A third of UK SMEs fear for exports post-Brexit
Nearly a third of the UK’s small businesses have revealed export concerns should the UK leave the single market as part of Brexit negotiations.
The Federation of Small Businesses surveyed its members in the aftermath of Prime Minister Theresa May’s speech laying out plans for the country.
Some 29% of businesses said they expect their levels of exports to fall, while 31% predicted imports would also be impacted.
Of those surveyed, 92% revealed that they currently trade with EU countries while 69% also import goods for their products.
With the potential impacts on business unknown, around half of firms are unsure of the levels of disruption that should be expected.
Despite uncertainty, the majority of the businesses questioned expect to grow in 2017, with the FSB suggested that many firms are looking beyond Europe to find new opportunities.
Most businesses also believe that they benefit from the free movement of people and expressed concerns over the introduction of potential limits on what is possible.
FSB Chair Mike Cherry believes that businesses that can export have more chances to “survive, innovate and grow” and suggests that it is key that administrative burdens are not placed onto the UK’s small firms.
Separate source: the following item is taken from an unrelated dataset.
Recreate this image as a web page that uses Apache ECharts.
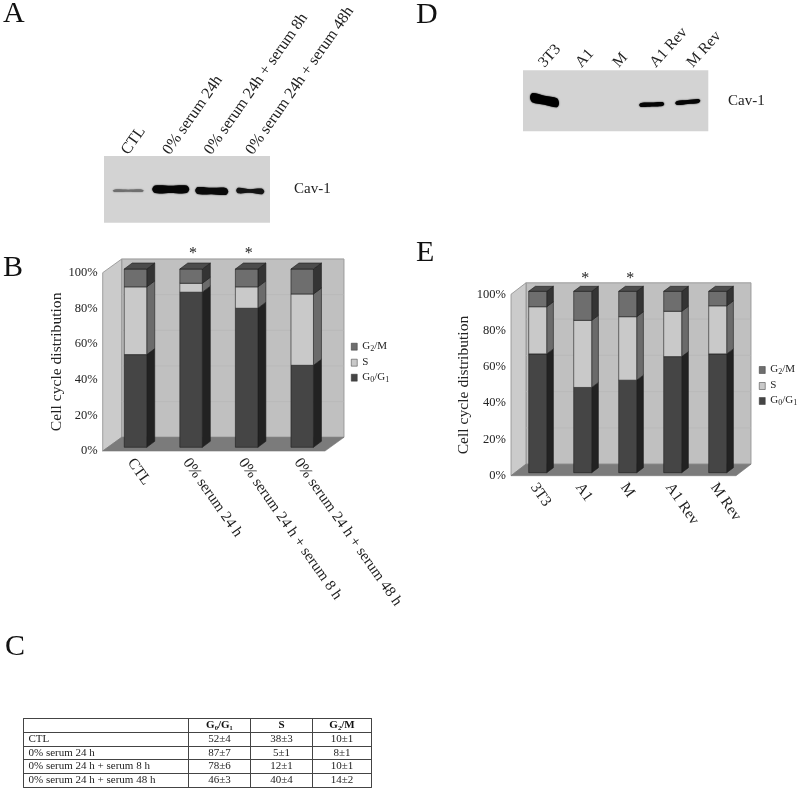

The FSB has therefore called on the government to support methods that can enhance access to alternative finance options for firms in difficulty and financial advice.
Mr Cherry has suggested the government could revamp funding for business support and increase access to finance, as well as creating a regulatory system that promotes growth.
Reaching out to new customers can be a costly for business for smaller firms and can only really be achieved when there is enough capital.
If a business lacks the finances to expand in such a fashion, only options might be available to help change their fortunes – turnaround management practices can assess a situation and offer new administrative approaches or financial restructuring for example.